Review the listing and copy each line that holds the word "this".

**TASK INPUT**
----------
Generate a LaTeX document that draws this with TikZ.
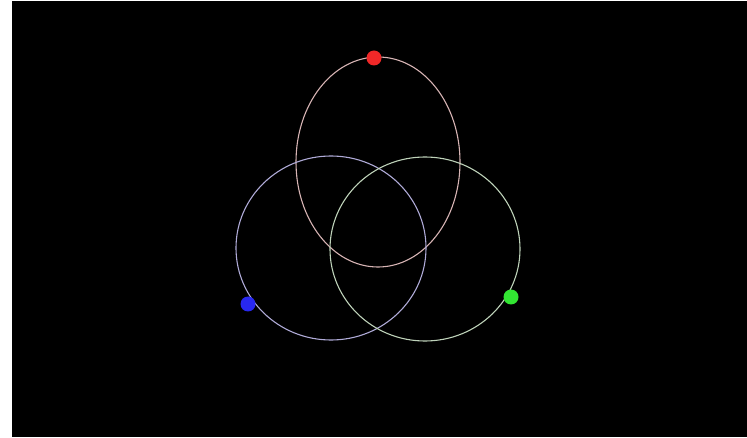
\documentclass[tikz,border=0pt]{standalone}
\usepackage{tikz}
\usetikzlibrary{calc,positioning}
\definecolor{ringred}{RGB}{215,180,180}
\definecolor{ringblue}{RGB}{175,170,215}
\definecolor{ringgreen}{RGB}{190,210,185}
\definecolor{dotred}{RGB}{240,40,40}
\definecolor{dotblue}{RGB}{40,40,240}
\definecolor{dotgreen}{RGB}{50,230,50}
\tikzset{ring/.style={line width=1.1pt},
  bead/.style={circle,inner sep=0pt,minimum size=15pt}}

\begin{document}
\begin{tikzpicture}[x=1pt,y=-1pt]

\useasboundingbox (0,0) rectangle (747,438);
\fill[white] (0,0) rectangle (747,438);
\fill[black] (12,1) rectangle (747,437);

\draw [ring, ringred] (378,162) ellipse (82 and 105);
\draw [ring, ringblue] (331,248) ellipse (95 and 92);
\draw [ring, ringgreen] (425,249) ellipse (95 and 92);

\node [bead, fill=dotred] (topdot) at (374,58) {};
\node [bead, fill=dotblue] (leftdot) at (248,304) {};
\node [bead, fill=dotgreen] (rightdot) at (511,297) {};

\end{tikzpicture}
\end{document}
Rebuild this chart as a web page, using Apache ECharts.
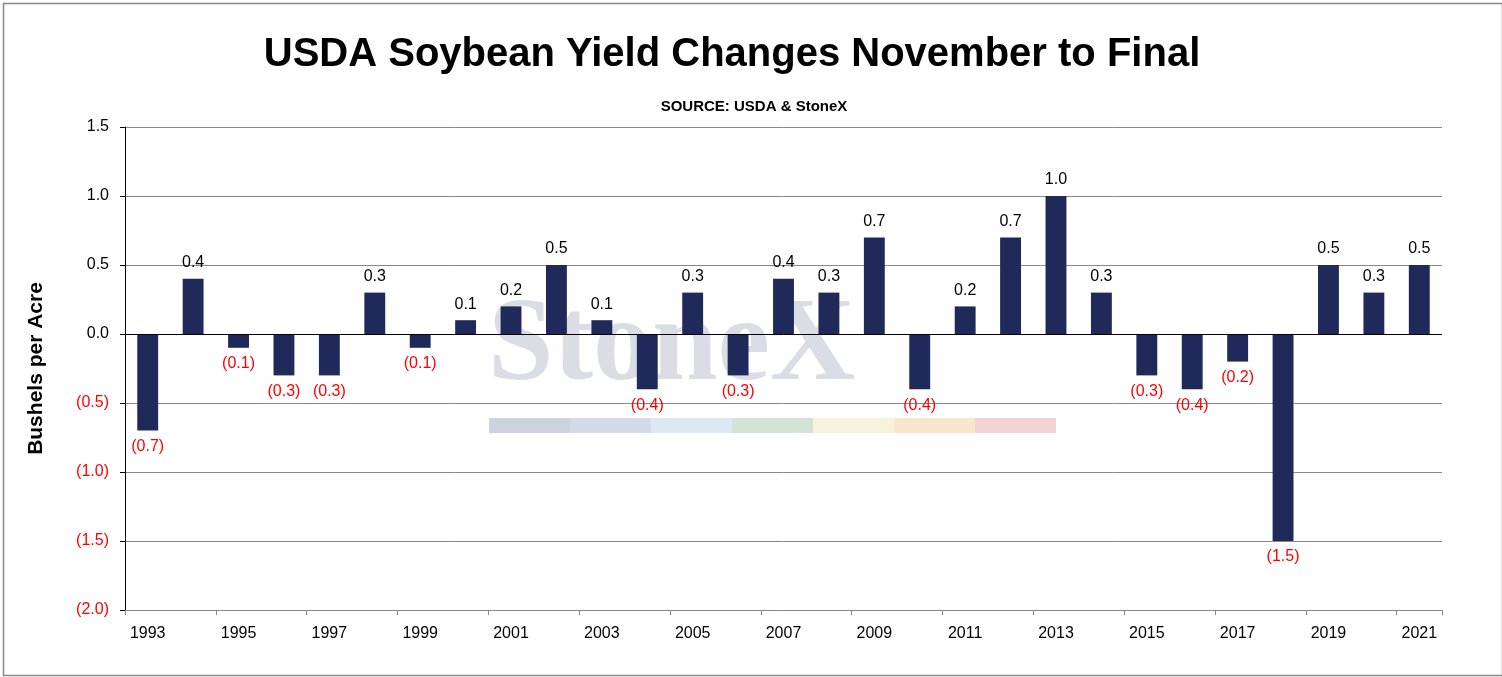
----------
**TASK RESULT**
Generate a LaTeX document that draws this with TikZ.
Rebuild this chart as a web page, using Apache ECharts.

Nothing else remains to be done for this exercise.